**Stated problem:** Return the whole listing, line for line, without the pictures in it.

**Data extract:**
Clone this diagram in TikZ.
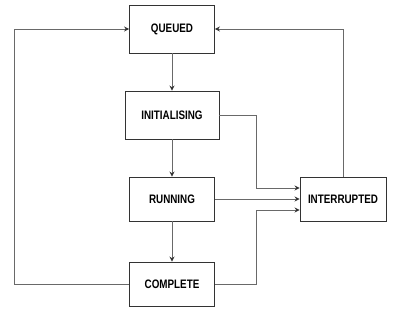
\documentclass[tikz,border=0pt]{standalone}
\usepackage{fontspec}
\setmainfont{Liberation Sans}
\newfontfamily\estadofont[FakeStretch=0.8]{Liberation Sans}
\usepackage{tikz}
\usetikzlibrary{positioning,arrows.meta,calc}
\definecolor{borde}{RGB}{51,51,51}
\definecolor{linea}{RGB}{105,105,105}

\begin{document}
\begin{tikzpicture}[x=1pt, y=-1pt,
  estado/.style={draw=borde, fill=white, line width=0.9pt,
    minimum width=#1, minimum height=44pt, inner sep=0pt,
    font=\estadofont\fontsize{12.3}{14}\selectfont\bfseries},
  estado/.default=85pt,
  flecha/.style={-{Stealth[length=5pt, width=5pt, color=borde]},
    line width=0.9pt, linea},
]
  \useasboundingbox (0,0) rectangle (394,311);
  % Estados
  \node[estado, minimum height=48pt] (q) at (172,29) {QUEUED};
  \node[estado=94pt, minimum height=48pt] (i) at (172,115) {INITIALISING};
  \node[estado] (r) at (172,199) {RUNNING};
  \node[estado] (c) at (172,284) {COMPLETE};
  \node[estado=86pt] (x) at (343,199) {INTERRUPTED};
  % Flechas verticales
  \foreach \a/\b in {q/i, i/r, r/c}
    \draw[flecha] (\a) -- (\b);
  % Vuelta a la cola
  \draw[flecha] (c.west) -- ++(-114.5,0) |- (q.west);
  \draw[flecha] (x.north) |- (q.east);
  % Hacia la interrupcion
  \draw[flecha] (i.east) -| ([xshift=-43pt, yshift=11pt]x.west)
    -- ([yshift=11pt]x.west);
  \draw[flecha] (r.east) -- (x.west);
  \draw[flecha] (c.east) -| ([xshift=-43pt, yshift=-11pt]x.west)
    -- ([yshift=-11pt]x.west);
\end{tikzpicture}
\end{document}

**Complete answer:**
Clone this diagram in TikZ.
\documentclass[tikz,border=0pt]{standalone}
\usepackage{fontspec}
\setmainfont{Liberation Sans}
\newfontfamily\estadofont[FakeStretch=0.8]{Liberation Sans}
\usepackage{tikz}
\usetikzlibrary{positioning,arrows.meta,calc}
\definecolor{borde}{RGB}{51,51,51}
\definecolor{linea}{RGB}{105,105,105}

\begin{document}
\begin{tikzpicture}[x=1pt, y=-1pt,
  estado/.style={draw=borde, fill=white, line width=0.9pt,
    minimum width=#1, minimum height=44pt, inner sep=0pt,
    font=\estadofont\fontsize{12.3}{14}\selectfont\bfseries},
  estado/.default=85pt,
  flecha/.style={-{Stealth[length=5pt, width=5pt, color=borde]},
    line width=0.9pt, linea},
]
  \useasboundingbox (0,0) rectangle (394,311);
  % Estados
  \node[estado, minimum height=48pt] (q) at (172,29) {QUEUED};
  \node[estado=94pt, minimum height=48pt] (i) at (172,115) {INITIALISING};
  \node[estado] (r) at (172,199) {RUNNING};
  \node[estado] (c) at (172,284) {COMPLETE};
  \node[estado=86pt] (x) at (343,199) {INTERRUPTED};
  % Flechas verticales
  \foreach \a/\b in {q/i, i/r, r/c}
    \draw[flecha] (\a) -- (\b);
  % Vuelta a la cola
  \draw[flecha] (c.west) -- ++(-114.5,0) |- (q.west);
  \draw[flecha] (x.north) |- (q.east);
  % Hacia la interrupcion
  \draw[flecha] (i.east) -| ([xshift=-43pt, yshift=11pt]x.west)
    -- ([yshift=11pt]x.west);
  \draw[flecha] (r.east) -- (x.west);
  \draw[flecha] (c.east) -| ([xshift=-43pt, yshift=-11pt]x.west)
    -- ([yshift=-11pt]x.west);
\end{tikzpicture}
\end{document}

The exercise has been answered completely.